Таким образом, получалось, что опыт жизни в богатой стимулами среде оказал существенное позитивное воздействие на способность животных к обучению, что Хебб интерпретировал как существенные изменения в их мозге. Так и возник «нейрофизиологический постулат»: под влиянием стимуляции, связанной с обучением, синапсы видоизменяются.
В 1960-х годах исследователи Калифорнийского университета в Беркли решили проверить идею Хебба и создали «обогащённую среду» для грызунов — оборудовали их жилища большим количеством игрушек, препятствий, скрытыми кормушками и беговыми колёсами. Они также объединили животных в группу, чтобы те могли общаться и играть.
Исследование показало, что большое количество сенсомоторных и социальных импульсов изменило структуру и функции мозга грызунов. Они не только лучше выполняли задания на обучаемость, но и объём их мозговой ткани увеличился по сравнению с теми животными, которые жили в обычных лабораторных клетках. Определение Хеббом пластичности не включало в себя рост мозга.
Сейчас всё это, конечно, звучит как набор прописных истин, но когда Хебб создавал свою теорию организации поведения, даже заикнуться о том, что мозг может столь существенно физически изменяться лишь под воздействием нового опыта и обучения, было неслыханным нахальством, граничащим с антинаучной ересью.
Вот в этом, собственно, и состоит ирония: Дональд Хебб одной и той же работой открыл дорогу искусственному интеллекту, а другой — тем же самым «постулатом» — предупредил нас о том, как не попасть под его влияние. Но идею с искусственным интеллектом разглядели, а вот про детей позабыли…
Даже крысы становятся умнее, если их поместить в богатую внешними раздражителями, да вдобавок ещё и комфортную социальную среду. А в какую среду помещены современные дети?
Вы, вообще, давно слышали детский крик? Нет, я совершенно серьёзно спрашиваю…Современные дети не кричат, потому что, как только они начинают кричать, им тут же, в качестве интеллектуальной соски, дают в руки гаджет — телефон или планшет. И это магическим образом успокаивает любого ребёнка. Гаджеты превратились в универсальных бэби-ситтеров, нянек, воспитательниц и бабушек.
И теперь уже ничто не может отвлечь молодых родителей от «отвлечённого родительства» — у каждого по своей «соске».
Но чем, с точки зрения нейрофизиологии, плохо, что дети сразу погружаются в ту информационную среду, в которой им предстоит дальше жить?
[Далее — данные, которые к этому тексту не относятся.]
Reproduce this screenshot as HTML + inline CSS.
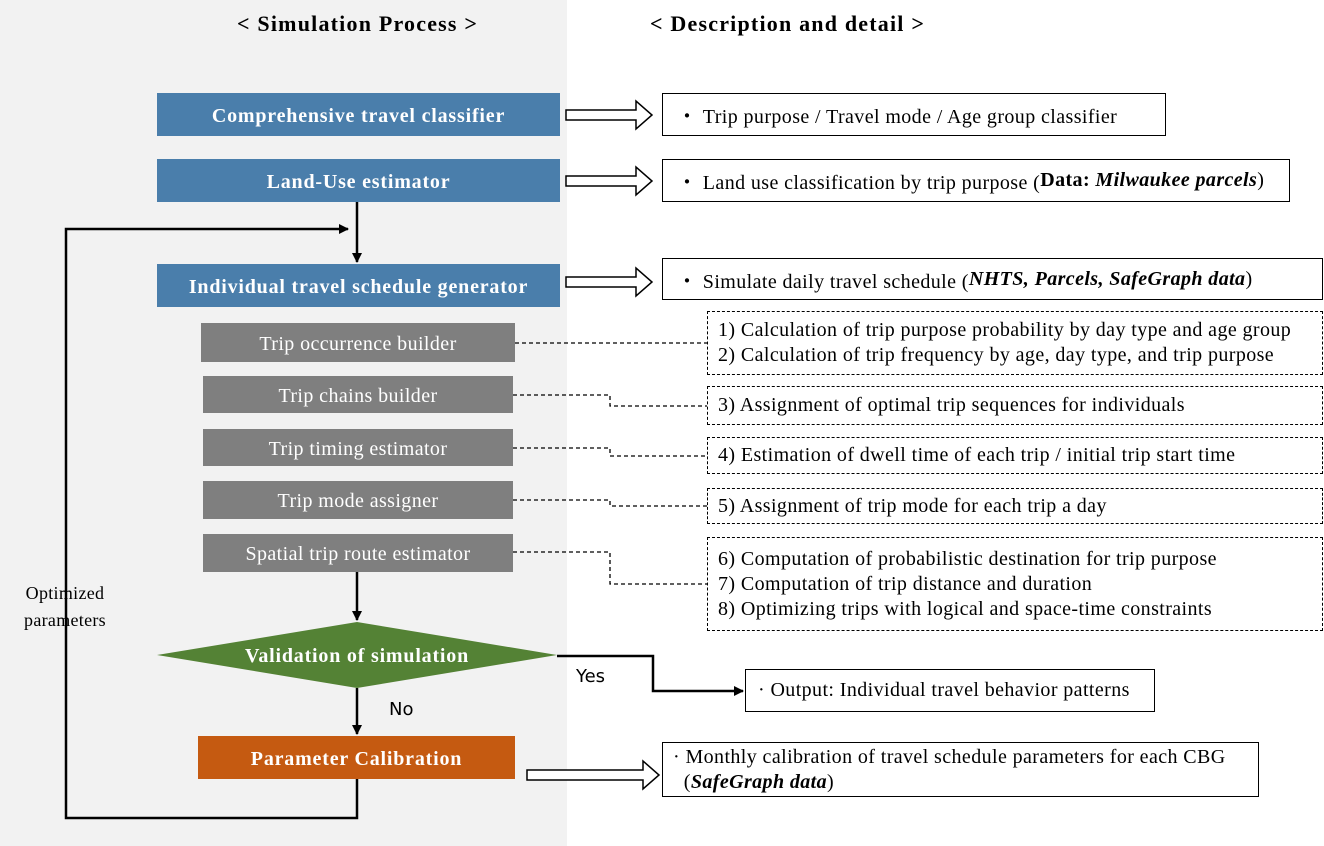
<!DOCTYPE html>
<html><head><style>
body{margin:0;width:1324px;height:846px;position:relative;background:#fff;font-family:"Liberation Serif",serif;overflow:hidden}
.a{position:absolute;box-sizing:border-box;display:flex;align-items:center;font-size:20px;letter-spacing:0.4px;white-space:nowrap}
.b{background:#4a7eab;color:#fff;font-weight:bold;justify-content:center;letter-spacing:0.8px;padding-top:4px}
.g{background:#7f7f7f;color:#fff;justify-content:center;padding-top:3px}
.r{border:1.5px solid #000;padding-left:14px}
.d{border:1px dashed #000;padding-left:10px;flex-direction:column;align-items:flex-start;justify-content:center;line-height:25px}
</style></head><body>
<div style="position:absolute;left:0;top:0;width:567px;height:846px;background:#f2f2f2"></div>
<div class="a" style="left:237px;top:11px;font-size:22px;font-weight:bold;letter-spacing:1.2px">&lt; Simulation Process &gt;</div>
<div class="a" style="left:650px;top:11px;font-size:22px;font-weight:bold;letter-spacing:1.2px">&lt; Description and detail &gt;</div>

<div class="a b" style="left:157px;top:93px;width:403px;height:43px">Comprehensive travel classifier</div>
<div class="a b" style="left:157px;top:159px;width:403px;height:43px">Land-Use estimator</div>
<div class="a b" style="left:157px;top:264px;width:403px;height:43px">Individual travel schedule generator</div>
<div class="a g" style="left:201px;top:323px;width:314px;height:39px">Trip occurrence builder</div>
<div class="a g" style="left:203px;top:376px;width:310px;height:37px">Trip chains builder</div>
<div class="a g" style="left:203px;top:429px;width:310px;height:37px">Trip timing estimator</div>
<div class="a g" style="left:203px;top:481px;width:310px;height:38px">Trip mode assigner</div>
<div class="a g" style="left:203px;top:534px;width:310px;height:38px">Spatial trip route estimator</div>
<div class="a" style="left:198px;top:736px;width:317px;height:43px;background:#c55a11;color:#fff;font-weight:bold;justify-content:center;letter-spacing:0.8px;padding-top:4px">Parameter Calibration</div>

<svg style="position:absolute;left:0;top:0" width="1324" height="846">
<defs><marker id="m" markerWidth="10" markerHeight="10" refX="9" refY="5" orient="auto" markerUnits="userSpaceOnUse"><path d="M0,0 L10,5 L0,10z" fill="#000"/></marker></defs>
<polygon points="157,655 357,622 557,655 357,688" fill="#548235"/>
<g fill="#fff" stroke="#000" stroke-width="1.5">
<path d="M566,110 H636 V101 L652,115 L636,129 V120 H566z"/>
<path d="M566,176 H636 V167 L652,181 L636,195 V186 H566z"/>
<path d="M566,277 H636 V268 L652,282 L636,296 V287 H566z"/>
<path d="M527,770 H643 V761 L659,775 L643,789 V780 H527z"/>
</g>
<g stroke="#000" stroke-width="2.5" fill="none">
<line x1="357" y1="202" x2="357" y2="262" marker-end="url(#m)"/>
<line x1="357" y1="572" x2="357" y2="620" marker-end="url(#m)"/>
<line x1="357" y1="688" x2="357" y2="734" marker-end="url(#m)"/>
<path d="M357,779 V818 H66 V229 H348" marker-end="url(#m)"/>
<path d="M557,656 H653 V691 H743" marker-end="url(#m)"/>
</g>
<g stroke="#000" stroke-width="1.3" fill="none" stroke-dasharray="4,3">
<path d="M515,343 H707"/>
<path d="M513,395 H610 V406 H707"/>
<path d="M513,448 H610 V456 H707"/>
<path d="M513,500 H610 V506 H707"/>
<path d="M513,552 H610 V584 H707"/>
</g>
</svg>
<div class="a" style="left:157px;top:645px;width:400px;justify-content:center;color:#fff;font-weight:bold;letter-spacing:0.8px">Validation of simulation</div>
<div class="a" style="left:576px;top:666px;font-family:'DejaVu Sans',sans-serif;font-size:18px;letter-spacing:0">Yes</div>
<div class="a" style="left:389px;top:699px;font-family:'DejaVu Sans',sans-serif;font-size:18px;letter-spacing:0">No</div>
<div class="a" style="left:15px;top:580px;font-size:18px;line-height:27px;white-space:normal;width:100px;text-align:center;letter-spacing:0.3px">Optimized parameters</div>

<div class="a r" style="left:662px;top:93px;width:504px;height:43px">・ Trip purpose / Travel mode / Age group classifier</div>
<div class="a r" style="left:662px;top:159px;width:628px;height:43px">・ Land use classification by trip purpose (<b>Data: <i>Milwaukee parcels</i></b>)</div>
<div class="a r" style="left:662px;top:258px;width:661px;height:42px">・ Simulate daily travel schedule (<b><i>NHTS, Parcels, SafeGraph data</i></b>)</div>
<div class="a d" style="left:707px;top:311px;width:616px;height:64px"><div>1) Calculation of trip purpose probability by day type and age group</div><div>2) Calculation of trip frequency by age, day type, and trip purpose</div></div>
<div class="a d" style="left:707px;top:386px;width:616px;height:39px"><div>3) Assignment of optimal trip sequences for individuals</div></div>
<div class="a d" style="left:707px;top:437px;width:616px;height:37px"><div>4) Estimation of dwell time of each trip / initial trip start time</div></div>
<div class="a d" style="left:707px;top:488px;width:616px;height:36px"><div>5) Assignment of trip mode for each trip a day</div></div>
<div class="a d" style="left:707px;top:537px;width:616px;height:94px"><div>6) Computation of probabilistic destination for trip purpose</div><div>7) Computation of trip distance and duration</div><div>8) Optimizing trips with logical and space-time constraints</div></div>
<div class="a r" style="left:745px;top:669px;width:410px;height:43px;padding-left:12px">· Output: Individual travel behavior patterns</div>
<div class="a r" style="left:662px;top:742px;width:597px;height:55px;flex-direction:column;align-items:flex-start;justify-content:center;line-height:25px;padding-left:10px"><div>· Monthly calibration of travel schedule parameters for each CBG</div><div>&nbsp;&nbsp;(<b><i>SafeGraph data</i></b>)</div></div>
</body></html>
В конце концов, они для неё — для этой новой цифровой реальности — нами и воспитываются.
Проблема здесь вот в чём: при рождении, как мы с вами уже знаем, наши мозги представляют собой лишь заготовку к человеку, а вовсе не человека, каким он будет, когда вырастет.
Мы пока — лишь полено, из которого папе Карло ещё только предстоит выстругать человека. В результате его работы до половины, как мы теперь знаем, нейронов умрёт, а какие-то свяжутся в мощные нейронные ансамбли. И от того, свяжутся ли они должным образом или как-то не так, многое зависит.
Для правильного связывания, которое будет продолжаться минимум до 21 года (причём в ряде исследований показано, что и до 27), необходимы средовые факторы, адекватные нашему биологическому мозгу, а не цифровой реальности, к которой вроде как необходимо приготовить ребёнка.
Есть правила, которые нарушать нельзя. Например, детям нужна мелкая моторика, но современные дети больше не ощупывают окружающий их мир — они тыкают своими пальчиками в экран планшета. Им нужен опыт пространственных взаимотношений объектов друг с другом, которые не даёт телефон; наконец, им нужна богатая социальность, которую не заменить общением с виртуальными «друзьями».
Если мозг ребёнка не ощущает окружающий мир на, так сказать, кончиках своих пальцев, его базовые психические функции формируются, прямо скажем, скверно.
Отсюда неспособность сосредотачиваться и удерживать внимание, понимать подтекст и последовательно, логически рассуждать, а также трудности в самоконтроле и двигательная гиперактивность и т. д.
Какова внутренняя механика этих нарушений? Дело в том, что за каждый соответствующий режим работы отвечает специальная функциональная сеть мозга, нуждающаяся в длительном и последовательном формировании в опыте.